Чертова псина. Непослушная и несносная, дикая, чокнутая, она не давала ему ни минуты покоя, и Суне был ей за это бесконечно признателен. Он оказался не готов к той любви, которую теперь испытывал к своей собаке. И хоть он и говорил «моя собака», но ощущал обратное: это он принадлежит ей. Он – ее человек. Она настолько доверяет ему, что думать об этом порой невыносимо, ибо Суне не уверен, что ему по плечу такая ответственность. По силам ли чувствовать себя настолько нужным. Настолько любимым. И каждое утро, когда нетерпеливые лапы скребли по краешку кровати, а шершавый язык лизал ему лицо, он вновь и вновь поражался этому безусловному приятию. С собаками – как с хоккеем, каждое утро тебе дается новый шанс, все постоянно начинается сначала.
«Как ты его назовешь?» – спросила Адри, когда он в первый раз взял щенка на руки. Суне долго молчал. Он никогда раньше не думал об именах. Внезапно он почувствовал огромную ответственность, тем более что щенок не имел возможности сообщить, какая из кличек ему больше нравится. Так что в конце концов Суне решил не выбирать имя: как и во всякой любви, в этой он обходился без слов. Он выбрал звук. Свой самый любимый. Который всю жизнь слышал на льду, а теперь каждый вечер слышит возле своего дома. Звук, который напоминает ему, что жизнь не окончена, что он еще здесь, что он еще кому-то нужен.
«Банк, – сказал он. – Пожалуй, я назову его Банк».
Банк.
Сейчас Суне ходил вокруг дома и звал, задыхаясь и прижимая руку к груди.
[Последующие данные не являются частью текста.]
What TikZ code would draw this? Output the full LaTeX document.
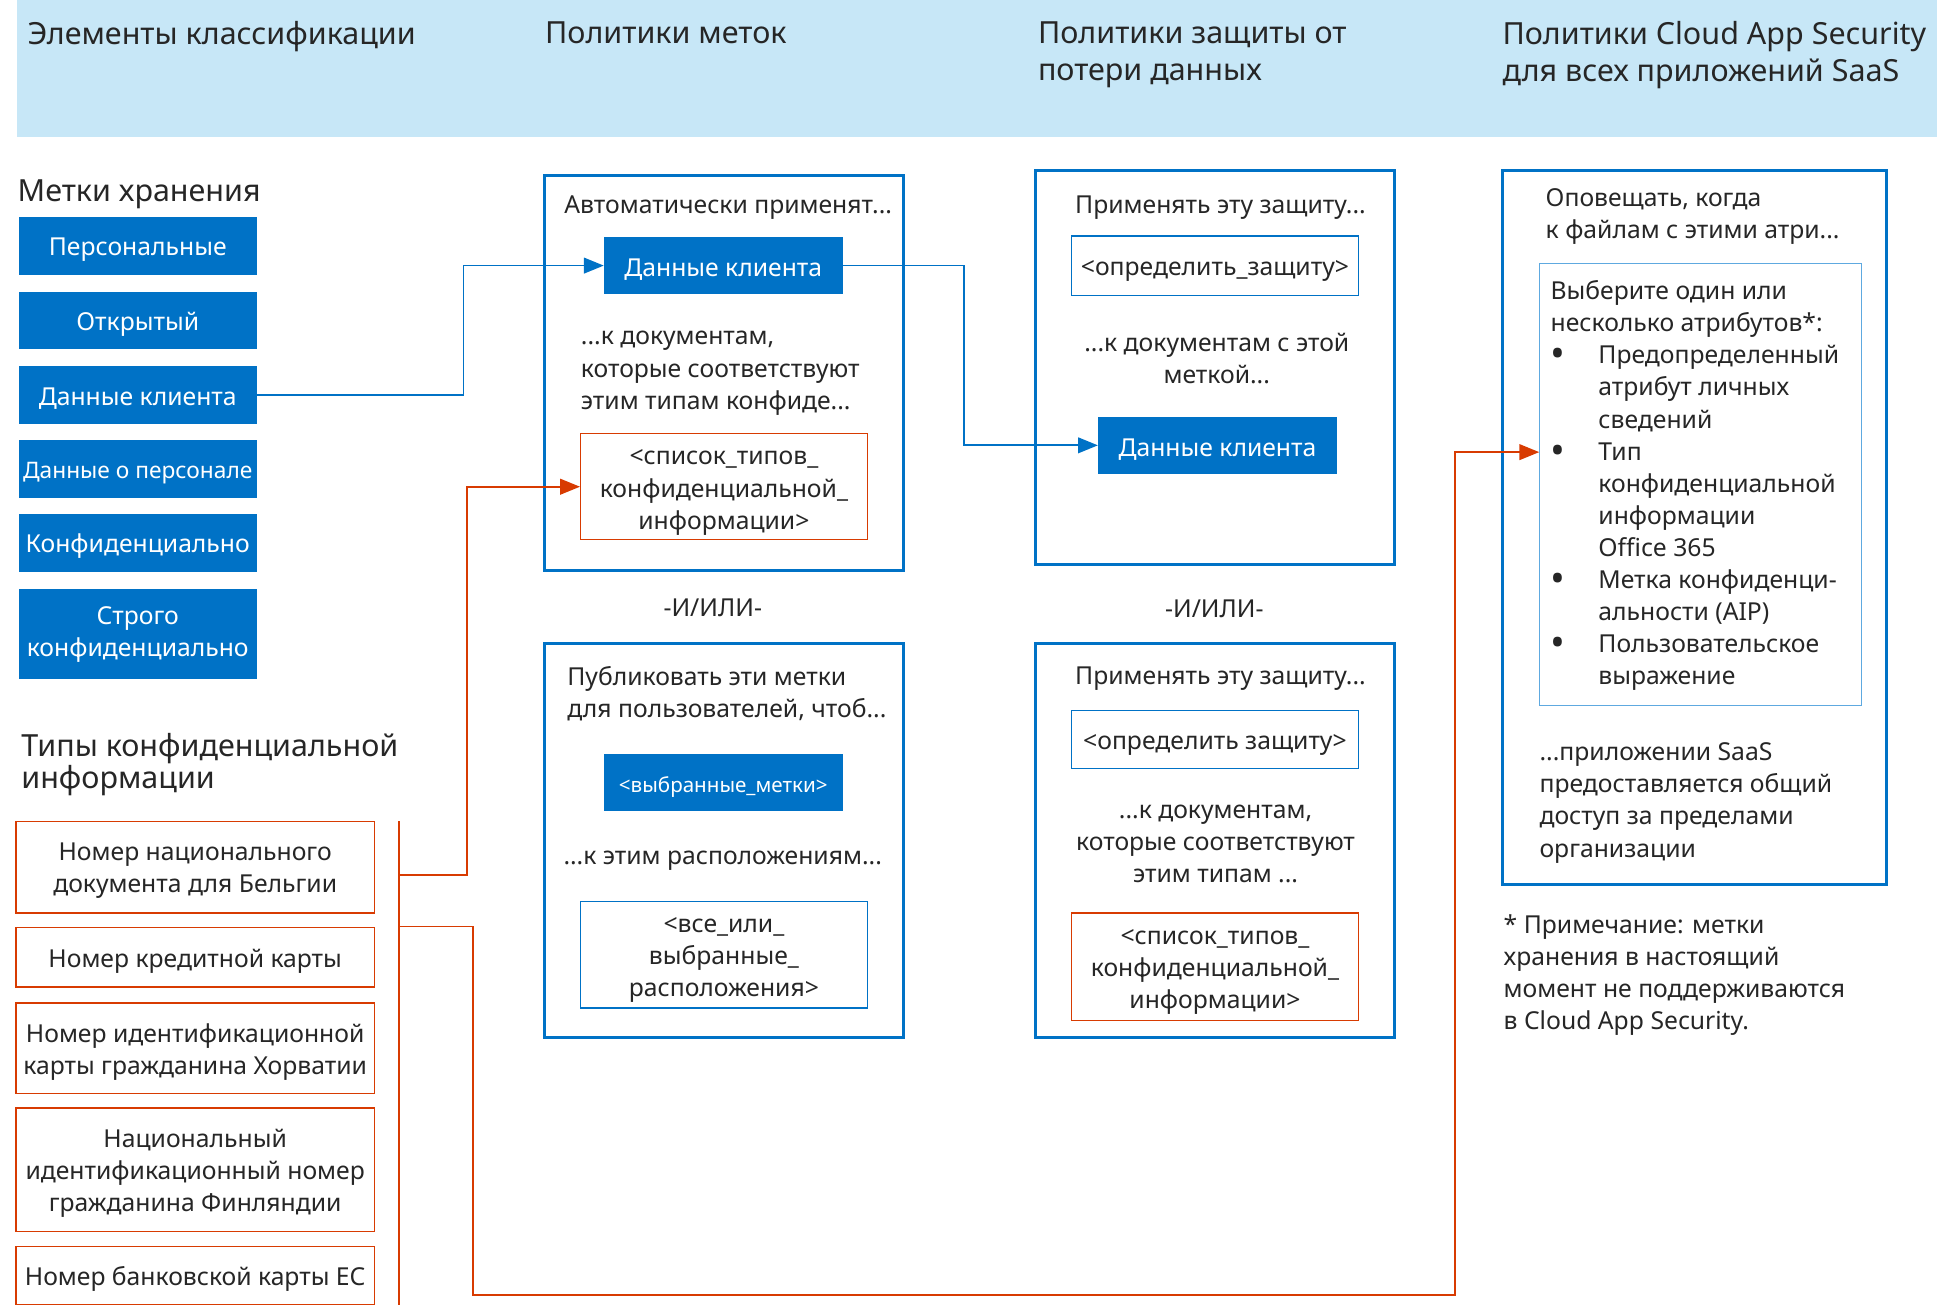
\documentclass[tikz,border=0pt]{standalone}
\usepackage{fontspec}
\setmainfont{Noto Sans}
\usepackage{xcolor}
\usetikzlibrary{arrows.meta, positioning}

\definecolor{msblue}{HTML}{0072C6}
\definecolor{msorange}{HTML}{D83B01}
\definecolor{headband}{HTML}{C7E7F7}
\definecolor{lightframe}{HTML}{5EA9E0}
\definecolor{ink}{HTML}{262626}

\newcommand{\boxstrut}{\rule{0pt}{15.5pt}}
\newcommand{\bigdot}{\raisebox{-2.5pt}{\fontsize{24}{19.5}\selectfont\textbullet}}

\tikzset{
  headtext/.style={anchor=north west, inner sep=0, align=left, text=ink, font=\fontsize{18.5}{22.5}\selectfont},
  bodytext/.style={inner sep=0, text=ink, font=\fontsize{15}{19.5}\selectfont},
  boxtext/.style={inner sep=0, text=ink, align=center, font=\fontsize{15}{19.5}\selectfont},
  labelbox/.style={fill=msblue, text=white, minimum width=144.75pt, minimum height=35pt, inner sep=1pt, align=center, font=\fontsize{15}{19.5}\selectfont, execute at begin node=\boxstrut},
  typebox/.style={draw=msorange, line width=0.75pt, text=ink, minimum width=217.5pt, inner sep=1pt, align=center, font=\fontsize{15}{19.5}\selectfont, execute at begin node=\boxstrut},
  placebox/.style={draw=msblue, line width=0.75pt, text=ink, minimum width=174.5pt, inner sep=1pt, align=center, font=\fontsize{15}{19.5}\selectfont, execute at begin node=\boxstrut},
  policybox/.style={draw=msblue, line width=1.8pt, minimum width=218pt, minimum height=239.5pt},
  blueflow/.style={draw=msblue, line width=1.1pt, -{Triangle[length=12pt, width=9.5pt]}},
  orangeflow/.style={draw=msorange, line width=1.1pt, -{Triangle[length=12pt, width=9.5pt]}}
}

\begin{document}
\begin{tikzpicture}[x=0.75pt, y=-0.75pt]
  \useasboundingbox (0,0) rectangle (1568,1059);

  % header
  \fill[headband] (14,0) rectangle (1568,111);
  \node[headtext] (headclass) at (22,17) {Элементы классификации};
  \node[headtext] (headlabel) at (441,17) {Политики меток};
  \node[headtext] (headdlp) at (840,17) {Политики защиты от\\потери данных};
  \node[headtext] (headcas) at (1216,17) {Политики Cloud App Security\\для всех приложений SaaS};

  % classification
  \node[headtext] (retention) at (14,145) {Метки хранения};
  \node[labelbox] (lblpersonal) at (111.5,199) {Персональные};
  \node[labelbox] (lblpublic) at (111.5,259.5) {Открытый};
  \node[labelbox] (lblclient) at (111.5,319.5) {Данные клиента};
  \node[labelbox, font=\fontsize{13.8}{19.5}\selectfont] (lblstaff) at (111.5,379.5) {Данные о персонале};
  \node[labelbox] (lblconf) at (111.5,439.5) {Конфиденциально};
  \node[labelbox, minimum height=54.75pt, execute at begin node={}] (lblstrict) at (111.5,513.5) {Строго\\конфиденциально};

  \node[headtext, font=\fontsize{18.5}{19.5}\selectfont] (sensitive) at (17,593) {Типы конфиденциальной\\информации};
  \node[typebox, minimum height=55.5pt] (typebel) at (158,702) {};
  \node[boxtext] (typebeltext) at ([yshift=-2.25pt]typebel.center) {Номер национального\\документа для Бельгии};
  \node[typebox, minimum height=36pt] (typecard) at (158,775) {Номер кредитной карты};
  \node[typebox, minimum height=54.75pt] (typecro) at (158,848.5) {};
  \node[boxtext] (typecrotext) at ([yshift=-2.25pt]typecro.center) {Номер идентификационной\\карты гражданина Хорватии};
  \node[typebox, minimum height=75pt] (typefin) at (158,947) {};
  \node[boxtext] (typefintext) at ([yshift=-2.25pt]typefin.center) {Национальный\\идентификационный номер\\гражданина Финляндии};
  \node[typebox, minimum height=35.25pt] (typeeu) at (158,1032.5) {Номер банковской карты ЕС};

  % label policies
  \node[policybox, minimum height=240pt] (autobox) at (586,302) {};
  \node[bodytext] (autohead) at (589.5,168) {Автоматически применят...};
  \node[labelbox] (autoclient) at (585.5,215) {Данные клиента};
  \node[bodytext, anchor=north west, align=left] (autodocs) at (470,268) {...к документам,\\которые соответствуют\\этим типам конфиде...};
  \node[typebox, minimum width=174pt, minimum height=64.5pt] (autolist) at (586,394) {};
  \node[boxtext] (autolisttext) at ([yshift=-3.5pt]autolist.center) {<список\_типов\_\\конфиденциальной\_\\информации>};

  \node[bodytext] (andor1) at (577,492) {-И/ИЛИ-};

  \node[policybox] (pubbox) at (586,680.5) {};
  \node[bodytext, anchor=north west, align=left] (pubhead) at (459,539) {Публиковать эти метки\\для пользователей, чтоб...};
  \node[labelbox, font=\fontsize{12.5}{15}\selectfont] (pubchoice) at (585.5,633.5) {<выбранные\_метки>};
  \node[bodytext] (pubwhere) at (585,697) {...к этим расположениям...};
  \node[placebox, minimum height=64.5pt] (publoc) at (586,773) {};
  \node[boxtext] (publoctext) at ([yshift=-3pt]publoc.center) {<все\_или\_\\выбранные\_\\расположения>};

  % dlp policies
  \node[policybox] (dlpbox) at (983.5,297.5) {};
  \node[bodytext] (dlphead) at (988,168) {Применять эту защиту...};
  \node[placebox, minimum height=36pt] (dlpdefine) at (983.5,215) {<определить\_защиту>};
  \node[bodytext, align=center] (dlpdocs) at (985,290) {...к документам с этой\\меткой...};
  \node[labelbox] (dlpclient) at (985.5,360.5) {Данные клиента};

  \node[bodytext] (andor2) at (983,493) {-И/ИЛИ-};

  \node[policybox] (dlptypebox) at (983.5,680.5) {};
  \node[bodytext] (dlptypehead) at (988,549) {Применять эту защиту...};
  \node[placebox, minimum height=35.25pt] (dlpdefine2) at (983.5,598.5) {<определить защиту>};
  \node[bodytext, align=center] (dlptypedocs) at (984,683) {...к документам,\\которые соответствуют\\этим типам ...};
  \node[typebox, minimum width=174.5pt, minimum height=65.25pt] (dlplist) at (983.5,782.5) {};
  \node[boxtext] (dlplisttext) at ([yshift=-3pt]dlplist.center) {<список\_типов\_\\конфиденциальной\_\\информации>};

  % cloud app security
  \node[policybox, minimum width=233.25pt, minimum height=433.5pt] (casbox) at (1371.5,427) {};
  \node[bodytext, anchor=north west, align=left] (cashead) at (1251,152) {Оповещать, когда\\к файлам с этими атри...};
  \node[draw=lightframe, line width=0.75pt, minimum width=195.75pt, minimum height=268.5pt] (attrbox) at (1376.5,392) {};
  \node[bodytext, anchor=north west] (attrlist) at (1255,224) {%
    \begin{tabular}{@{}p{29pt}@{}l@{}}
      \multicolumn{2}{@{}l@{}}{Выберите один или}\\
      \multicolumn{2}{@{}l@{}}{несколько атрибутов*:}\\
      \bigdot & Предопределенный\\
              & атрибут личных\\
              & сведений\\
      \bigdot & Тип\\
              & конфиденциальной\\
              & информации\\
              & Office 365\\
      \bigdot & Метка конфиденци-\\
              & альности (AIP)\\
      \bigdot & Пользовательское\\
              & выражение
    \end{tabular}};
  \node[bodytext, anchor=north west, align=left] (casshare) at (1246,601) {...приложении SaaS\\предоставляется общий\\доступ за пределами\\организации};
  \node[bodytext, anchor=north west, align=left] (casnote) at (1217,740) {* Примечание: метки\\хранения в настоящий\\момент не поддерживаются\\в Cloud App Security.};

  % connectors
  \coordinate (brtop) at (323,665);
  \coordinate (brbot) at (323,1056);
  \coordinate (brfirst) at (323,708);
  \coordinate (brsecond) at (323,750);
  \coordinate (attrin) at (1246,366);
  \draw[msorange, line width=1.1pt] (brtop) -- (brbot);
  \draw[orangeflow] (brfirst) -- ++(55,0) |- (autolist.west);
  \draw[orangeflow] (brsecond) -- ++(60,0) -- ++(0,298) -| ++(795,-682) -- (attrin);

  \draw[blueflow] (lblclient.east) -- ++(167,0) |- (autoclient.west);
  \draw[blueflow] (autoclient.east) -- ++(98,0) |- (dlpclient.west);
\end{tikzpicture}
\end{document}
Последнее время его как будто постоянно мучила изжога. Но пес не появлялся. Почуяв неладное, Адри тоже вышла и стала звать, так громко, что в доме проснулся Беньи и тоже выбежал на улицу. Может, Банк и упрямое создание, но сейчас время кормежки, а подкрепиться этот маленький толстяк никогда не прочь.
БАНК? БАНК? БАНК?
Банк лежал в кустах за своим любимым деревом. Казалось, он спит. Но его ушки не дернулись, когда Суне подошел ближе, лапы не шевельнулись, маленькое сердце не билось. Он больше не будет грызть его тапочки. Не будет лаять так, что Суне придется попросить его заткнуться. Не будет лизать ему лицо. Банка больше нет.
79
Слезы
Ветеринар уже больше часа молча сидел рядом с Суне у него на кухне. Чтобы занять руки и не начать крушить все вокруг, Адри перемыла всю посуду до последней тарелки и стакана, хотя это и не требовалось. Беньи с почерневшим взглядом ушел в лес. Когда он вернулся, кулаки у него были разбиты в кровь. Он принес камень для надгробия, а кто-то из соседей – инструменты, чтобы выгравировать на нем имя и годы жизни. Суне попросил написать под именем единственную фразу, которую был в силах вымолвить.